Simon Entwisle from the ICO said: “The simple fact is that the law only allows the ICO to take action against the worst offenders. A change in the law would allow us to target more of the companies making these cold calls, and would have a noticeable effect for consumers. This could be a game-changing improvement to how we can stop unwanted calls.
“There’s a balance to be struck between a direct marketing industry that relies heavily on making calls, and consumers who feel they’re being bombarded. It’s for MPs to decide where the balance lies, but I think it’s fair to say that most people probably don’t think the law’s getting it right at the moment.”
Why this matters:
On first review this would appear to be a sensible move if it can lead to a reduction in the number of such cold calls and create a real deterrent. The risk is that this change would not be limited to the current onslaught of cold calls we are seeing and could result in monetary penalties being applied in other cases where there may have merely been “annoyance” e.g. delay in responding to an opt out.

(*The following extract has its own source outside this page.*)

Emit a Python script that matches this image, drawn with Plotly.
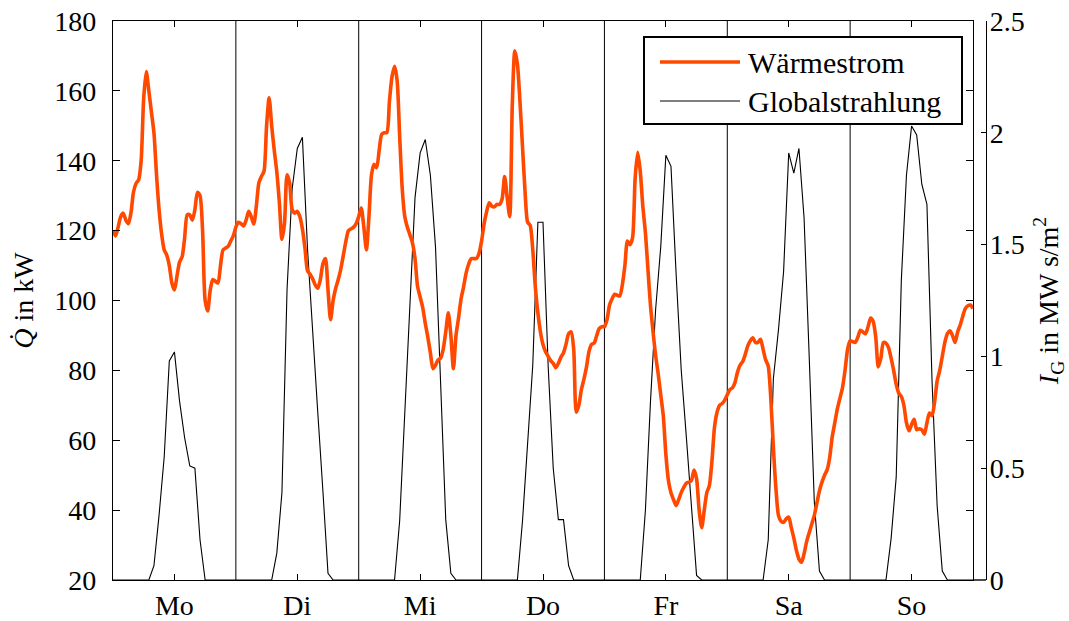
import numpy as np
import plotly.graph_objects as go

# Day labels of the week (German)
days = ["Mo", "Di", "Mi", "Do", "Fr", "Sa", "So"]

# Wärmestrom in kW, half-hourly values per day (00:00, 00:30, ..., 23:30)
heat_mo = [120, 118.5, 121, 124, 125, 123, 122, 125, 131, 133.5, 134.5, 140,
           158, 165.5, 160, 154, 148, 136, 126, 119, 114.5, 113, 110, 105,
           103, 107, 111, 112.5, 118, 124.5, 124.5, 123, 126, 131, 130, 120,
           100, 97, 103, 106, 105.5, 105, 110, 114.5, 115, 115.5, 117, 118.5]
heat_di = [121, 122.4, 122, 121.3, 123, 125.5, 124, 121.9, 127, 133.7, 135.5, 137,
           150, 158, 150, 143, 136.8, 128, 117.5, 122, 136, 133.7, 126, 125,
           125.5, 124, 120.5, 115, 108.5, 107.5, 106.2, 104.5, 103.5, 106, 110.5, 112,
           103, 94.5, 100, 103.5, 106, 109, 113, 117, 120, 120.5, 121, 122]
heat_mi = [124, 126.5, 121, 114.5, 124, 136, 139, 138, 143, 147.6, 148, 148.1,
           157, 164, 167, 163, 147, 132, 124, 121, 118.8, 116.5, 112, 104,
           101, 98, 93.5, 89.5, 85, 80.5, 81.5, 83, 83.5, 86, 91, 96.5,
           90, 80.5, 90, 95, 100.5, 104, 108, 110.5, 112, 112, 112, 113.5]
heat_do = [117, 122, 125.5, 128, 127, 126.8, 127.5, 127.5, 129, 135.5, 129.5, 124,
           156, 171.5, 167.7, 157, 144, 131, 122.4, 121.5, 114.5, 104, 96.5, 91,
           87.4, 85.3, 84, 82.8, 82, 80.8, 82, 83.8, 85, 87.5, 90.5, 91,
           86, 68, 70, 74.5, 77.5, 81, 85.5, 87.5, 87.8, 90, 92, 92.5]
heat_fr = [92.5, 94.5, 98.7, 100.5, 101.8, 101.5, 101.3, 104.5, 110, 117, 116, 118,
           135, 142.4, 137, 127, 119.5, 109, 98.5, 91, 84.3, 79, 73, 67,
           56, 48.5, 45, 43, 41.3, 43, 45, 46.5, 47.7, 48, 48.5, 51.5,
           49, 40, 35, 40, 45, 47, 54, 63.7, 68, 70, 70.5, 71.5]
heat_sa = [73, 74.5, 75, 76.5, 79.5, 81.5, 82.5, 84.5, 87, 88.5, 89.3, 88,
           88, 88.9, 86, 83, 81.2, 72, 58, 46.2, 38.5, 36.8, 36.5, 37.5,
           38, 35, 32, 28.5, 26, 25.1, 27.5, 31, 33.5, 36, 38.5, 42,
           45.5, 48, 50, 51.5, 55, 61, 65, 69, 72, 75, 80, 86]
heat_so = [88.5, 88.2, 88, 89.5, 91.5, 91, 90.5, 92.5, 95, 94, 89.5, 81,
           83.5, 88, 87.8, 86.5, 83.5, 80, 76, 73.5, 72.5, 70, 65, 62.7,
           64.5, 66, 63, 63.3, 63, 61.7, 65, 67.8, 67, 71, 77, 80,
           84, 88, 90.5, 91.3, 90, 88, 91, 93, 95.5, 97.7, 98.5, 98.7]
heat_final = [97.7]

# Globalstrahlung in MW s/m², hourly values per day (00:00 ... 23:00)
irr_mo = [0, 0, 0, 0, 0, 0, 0, 0, 0.064, 0.29, 0.55, 0.98,
          1.02, 0.80, 0.635, 0.51, 0.50, 0.18, 0, 0, 0, 0, 0, 0]
irr_di = [0, 0, 0, 0, 0, 0, 0, 0, 0.12, 0.39, 1.30, 1.75,
          1.93, 1.98, 1.48, 1.10, 0.75, 0.40, 0.03, 0, 0, 0, 0, 0]
irr_mi = [0, 0, 0, 0, 0, 0, 0, 0, 0.265, 0.75, 1.25, 1.71,
          1.91, 1.97, 1.81, 1.49, 0.88, 0.27, 0.03, 0, 0, 0, 0, 0]
irr_do = [0, 0, 0, 0, 0, 0, 0, 0, 0.265, 0.60, 0.96, 1.60,
          1.60, 0.96, 0.50, 0.27, 0.27, 0.064, 0, 0, 0, 0, 0, 0]
irr_fr = [0, 0, 0, 0, 0, 0, 0, 0, 0.31, 0.80, 1.21, 1.49,
          1.90, 1.85, 1.37, 0.94, 0.64, 0.33, 0.02, 0, 0, 0, 0, 0]
irr_sa = [0, 0, 0, 0, 0, 0, 0, 0, 0.18, 0.90, 1.12, 1.38,
          1.91, 1.82, 1.93, 1.62, 1.00, 0.35, 0.04, 0, 0, 0, 0, 0]
irr_so = [0, 0, 0, 0, 0, 0, 0, 0, 0.185, 0.46, 1.34, 1.81,
          2.03, 1.99, 1.77, 1.68, 0.89, 0.33, 0.04, 0, 0, 0, 0, 0]
irr_final = [0]

heat = heat_mo + heat_di + heat_mi + heat_do + heat_fr + heat_sa + heat_so + heat_final
irr = irr_mo + irr_di + irr_mi + irr_do + irr_fr + irr_sa + irr_so + irr_final
t_heat = np.arange(len(heat)) * 0.5   # hours since Monday 00:00
t_irr = np.arange(len(irr)) * 1.0

FONT = "Liberation Serif, Times New Roman, serif"
FS = 28
ORANGE = "#ff4800"

# page geometry (px)
W, H = 1069, 621
ML, MR, MT, MB = 113, 83, 21, 41
PW = W - ML - MR            # paper width incl. offset right axis
PH = H - MT - MB
XDOM = 860 / PW             # frame ends 13 px before the right axis

def px(xp):
    return (xp - ML) / PW

def py(yp):
    return (H - MB - yp) / PH

fig = go.Figure()
# irradiance on the base y axis so the heat curve is drawn above it
fig.add_trace(go.Scatter(
    x=t_irr, y=irr, mode="lines", name="Globalstrahlung",
    line=dict(color="black", width=1.1), yaxis="y", xaxis="x",
    hoverinfo="skip"))
fig.add_trace(go.Scatter(
    x=t_heat, y=heat, mode="lines", name="Wärmestrom",
    line=dict(color=ORANGE, width=3.6, shape="spline", smoothing=0.7),
    yaxis="y2", xaxis="x", hoverinfo="skip"))

shapes = []
# vertical separators between days
for k in range(1, len(days)):
    shapes.append(dict(type="line", xref="x", yref="paper", x0=24 * k, x1=24 * k,
                       y0=0, y1=1, line=dict(color="black", width=1), layer="below"))
# bottom line continues to the right-hand axis
shapes.append(dict(type="line", xref="paper", yref="paper", x0=XDOM, x1=1, y0=0, y1=0,
                   line=dict(color="black", width=1.4)))

# legend box
lx0, lx1, ly0, ly1 = px(644), px(962), py(124), py(37)
shapes.append(dict(type="rect", xref="paper", yref="paper", x0=lx0, x1=lx1, y0=ly0, y1=ly1,
                   line=dict(color="black", width=2), fillcolor="white"))
shapes.append(dict(type="line", xref="paper", yref="paper", x0=px(660), x1=px(740),
                   y0=py(62), y1=py(62), line=dict(color=ORANGE, width=3.6)))
shapes.append(dict(type="line", xref="paper", yref="paper", x0=px(660), x1=px(740),
                   y0=py(101), y1=py(101), line=dict(color="black", width=1.1)))

annotations = [
    dict(xref="paper", yref="paper", x=px(746), y=py(62), text="Wärmestrom",
         showarrow=False, xanchor="left", yanchor="middle",
         font=dict(family=FONT, size=30, color="black")),
    dict(xref="paper", yref="paper", x=px(746), y=py(101), text="Globalstrahlung",
         showarrow=False, xanchor="left", yanchor="middle",
         font=dict(family=FONT, size=30, color="black")),
]

axis_common = dict(showgrid=False, zeroline=False, showline=True, linecolor="black",
                   linewidth=1.4, tickcolor="black", tickwidth=1.4, automargin=False,
                   tickfont=dict(family=FONT, size=FS, color="black"))

fig.update_layout(
    width=W, height=H,
    margin=dict(l=ML, r=MR, t=MT, b=MB, pad=0, autoexpand=False),
    paper_bgcolor="white", plot_bgcolor="white",
    showlegend=False,
    font=dict(family=FONT, size=FS, color="black"),
    xaxis=dict(domain=[0, XDOM], range=[0, 168], anchor="y2",
               tickvals=[24 * k + 12 for k in range(len(days))], ticktext=days,
               ticks="inside", ticklen=6, mirror="ticks", ticklabelstandoff=0,
               **axis_common),
    yaxis=dict(range=[0, 2.5], dtick=0.5, side="right", anchor="free", position=1,
               ticks="inside", ticklen=5, ticklabelstandoff=-3,
               title=dict(text="<i>I</i><sub>G</sub> in MW s/m<sup>2</sup>",
                          font=dict(family=FONT, size=FS), standoff=14),
               **axis_common),
    yaxis2=dict(range=[20, 180], dtick=20, overlaying="y", side="left", anchor="x",
                ticks="inside", ticklen=7, mirror="ticks", ticklabelstandoff=10,
                title=dict(text="<i>Q̇</i> in kW", font=dict(family=FONT, size=FS),
                           standoff=12),
                **axis_common),
    shapes=shapes,
    annotations=annotations,
)

fig.write_html("out.html")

In addition, if this change is agreed it seems likely that the ICO will also seek to change the requirements under the DPA (as well as the PECR) to show substantial damage or distress particularly following the recent Scottish Borders case where the First Tier Tribunal overturned an ICO fine of £250,000. The Tribunal concluded that although there was a serious breach it was not of a kind likely to cause substantial damage or distress. This was after a subcontractor left more than 600 employee records in a recycling bin. In addition these proposals indicate the increased focus by the ICO on enforcement and monetary penalties particularly in areas of high consumer risk.